- Goal of the exercise: Copy everything in the data below exactly except the pictures.

--- start Data excerpt ---

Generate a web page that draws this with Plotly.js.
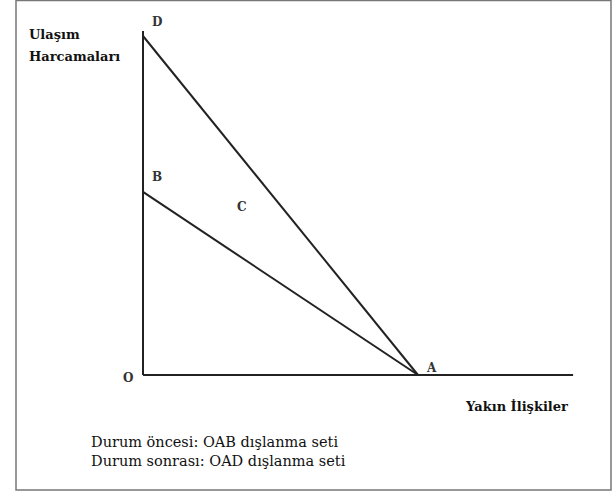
<!DOCTYPE html>
<html><head><meta charset="utf-8">
<script src="https://cdn.plot.ly/plotly-3.0.1.min.js"></script>
<style>body{margin:0;background:#fff}#c{width:612px;height:493px}</style>
</head><body><div id="c"></div>
<script>
// Points of the diagram (units on each axis)
const pointNames = ["O", "A", "B", "D"];
const pointX = [0, 10, 0, 0];
const pointY = [0, 0, 5.4, 10];
const axisXEnd = 15.64;
const axisYEnd = 10.15;
const regionLabel = "C";
const regionX = 3.6;
const regionY = 4.95;
const yTitleLines = ["Ulaşım", "Harcamaları"];
const xTitle = "Yakın İlişkiler";
const noteLines = ["Durum öncesi: OAB dışlanma seti", "Durum sonrası: OAD dışlanma seti"];

const P = {}; pointNames.forEach((n,i)=>P[n]={x:pointX[i],y:pointY[i]});
const lineStyle = {color:"#222", width:2};
const traces = [
  {x:[P.O.x, P.O.x], y:[P.O.y, axisYEnd], mode:"lines", line:lineStyle, hoverinfo:"skip"},
  {x:[P.O.x, axisXEnd], y:[P.O.y, P.O.y], mode:"lines", line:lineStyle, hoverinfo:"skip"},
  {x:[P.D.x, P.A.x], y:[P.D.y, P.A.y], mode:"lines", line:lineStyle, hoverinfo:"skip"},
  {x:[P.B.x, P.A.x], y:[P.B.y, P.A.y], mode:"lines", line:lineStyle, hoverinfo:"skip"}
];
const serif = "DejaVu Serif";
const lblFont = {family:serif, size:12, color:"#333"};
const offs = {O:[-0.55,-0.1], A:[0.5,0.22], B:[0.5,0.45], D:[0.5,0.4]};
const ann = pointNames.map(n=>({x:P[n].x+offs[n][0], y:P[n].y+offs[n][1], xref:"x", yref:"y",
  xanchor:"center", yanchor:"middle", text:"<b>"+n+"</b>", showarrow:false, font:lblFont}));
ann.push({x:regionX, y:regionY, xref:"x", yref:"y", xanchor:"center", yanchor:"middle",
  text:"<b>"+regionLabel+"</b>", showarrow:false, font:lblFont});
const px = v=>v/612, py = v=>1-v/493;
const titleFont = {family:serif, size:13, color:"#111"};
ann.push({x:px(27), y:py(34), xref:"paper", yref:"paper", text:"<b>"+yTitleLines[0]+"</b>", showarrow:false,
  xanchor:"left", yanchor:"middle", font:titleFont});
ann.push({x:px(27), y:py(57), xref:"paper", yref:"paper", text:"<b>"+yTitleLines[1]+"</b>", showarrow:false,
  xanchor:"left", yanchor:"middle", font:titleFont});
ann.push({x:px(516), y:py(406), xref:"paper", yref:"paper", xanchor:"center", yanchor:"middle",
  text:"<b>"+xTitle+"</b>", showarrow:false, font:titleFont});
ann.push({x:px(89), y:py(451), xref:"paper", yref:"paper", xanchor:"left", yanchor:"middle", align:"left",
  text:noteLines.join("<br>"), showarrow:false, font:{family:serif, size:14.5, color:"#111"}});

const kx = 27.5, ky = 33.9;
const layout = {
  width:612, height:493, margin:{l:0,r:0,t:0,b:0},
  font:{family:serif},
  paper_bgcolor:"#fff", plot_bgcolor:"#fff", showlegend:false,
  xaxis:{range:[-143/kx, (612-143)/kx], visible:false, fixedrange:true},
  yaxis:{range:[-(493-375)/ky, 375/ky], visible:false, fixedrange:true},
  annotations:ann,
  shapes:[{type:"rect", xref:"paper", yref:"paper", x0:px(16), x1:px(611), y0:py(490), y1:py(0.5),
    line:{color:"#777", width:1.5}}]
};
Plotly.newPlot("c", traces, layout, {staticPlot:true});
</script></body></html>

--- end Data excerpt ---

- Task answer:
Generate a web page that draws this with Plotly.js.
<!DOCTYPE html>
<html><head><meta charset="utf-8">
<script src="https://cdn.plot.ly/plotly-3.0.1.min.js"></script>
<style>body{margin:0;background:#fff}#c{width:612px;height:493px}</style>
</head><body><div id="c"></div>
<script>
// Points of the diagram (units on each axis)
const pointNames = ["O", "A", "B", "D"];
const pointX = [0, 10, 0, 0];
const pointY = [0, 0, 5.4, 10];
const axisXEnd = 15.64;
const axisYEnd = 10.15;
const regionLabel = "C";
const regionX = 3.6;
const regionY = 4.95;
const yTitleLines = ["Ulaşım", "Harcamaları"];
const xTitle = "Yakın İlişkiler";
const noteLines = ["Durum öncesi: OAB dışlanma seti", "Durum sonrası: OAD dışlanma seti"];

const P = {}; pointNames.forEach((n,i)=>P[n]={x:pointX[i],y:pointY[i]});
const lineStyle = {color:"#222", width:2};
const traces = [
  {x:[P.O.x, P.O.x], y:[P.O.y, axisYEnd], mode:"lines", line:lineStyle, hoverinfo:"skip"},
  {x:[P.O.x, axisXEnd], y:[P.O.y, P.O.y], mode:"lines", line:lineStyle, hoverinfo:"skip"},
  {x:[P.D.x, P.A.x], y:[P.D.y, P.A.y], mode:"lines", line:lineStyle, hoverinfo:"skip"},
  {x:[P.B.x, P.A.x], y:[P.B.y, P.A.y], mode:"lines", line:lineStyle, hoverinfo:"skip"}
];
const serif = "DejaVu Serif";
const lblFont = {family:serif, size:12, color:"#333"};
const offs = {O:[-0.55,-0.1], A:[0.5,0.22], B:[0.5,0.45], D:[0.5,0.4]};
const ann = pointNames.map(n=>({x:P[n].x+offs[n][0], y:P[n].y+offs[n][1], xref:"x", yref:"y",
  xanchor:"center", yanchor:"middle", text:"<b>"+n+"</b>", showarrow:false, font:lblFont}));
ann.push({x:regionX, y:regionY, xref:"x", yref:"y", xanchor:"center", yanchor:"middle",
  text:"<b>"+regionLabel+"</b>", showarrow:false, font:lblFont});
const px = v=>v/612, py = v=>1-v/493;
const titleFont = {family:serif, size:13, color:"#111"};
ann.push({x:px(27), y:py(34), xref:"paper", yref:"paper", text:"<b>"+yTitleLines[0]+"</b>", showarrow:false,
  xanchor:"left", yanchor:"middle", font:titleFont});
ann.push({x:px(27), y:py(57), xref:"paper", yref:"paper", text:"<b>"+yTitleLines[1]+"</b>", showarrow:false,
  xanchor:"left", yanchor:"middle", font:titleFont});
ann.push({x:px(516), y:py(406), xref:"paper", yref:"paper", xanchor:"center", yanchor:"middle",
  text:"<b>"+xTitle+"</b>", showarrow:false, font:titleFont});
ann.push({x:px(89), y:py(451), xref:"paper", yref:"paper", xanchor:"left", yanchor:"middle", align:"left",
  text:noteLines.join("<br>"), showarrow:false, font:{family:serif, size:14.5, color:"#111"}});

const kx = 27.5, ky = 33.9;
const layout = {
  width:612, height:493, margin:{l:0,r:0,t:0,b:0},
  font:{family:serif},
  paper_bgcolor:"#fff", plot_bgcolor:"#fff", showlegend:false,
  xaxis:{range:[-143/kx, (612-143)/kx], visible:false, fixedrange:true},
  yaxis:{range:[-(493-375)/ky, 375/ky], visible:false, fixedrange:true},
  annotations:ann,
  shapes:[{type:"rect", xref:"paper", yref:"paper", x0:px(16), x1:px(611), y0:py(490), y1:py(0.5),
    line:{color:"#777", width:1.5}}]
};
Plotly.newPlot("c", traces, layout, {staticPlot:true});
</script></body></html>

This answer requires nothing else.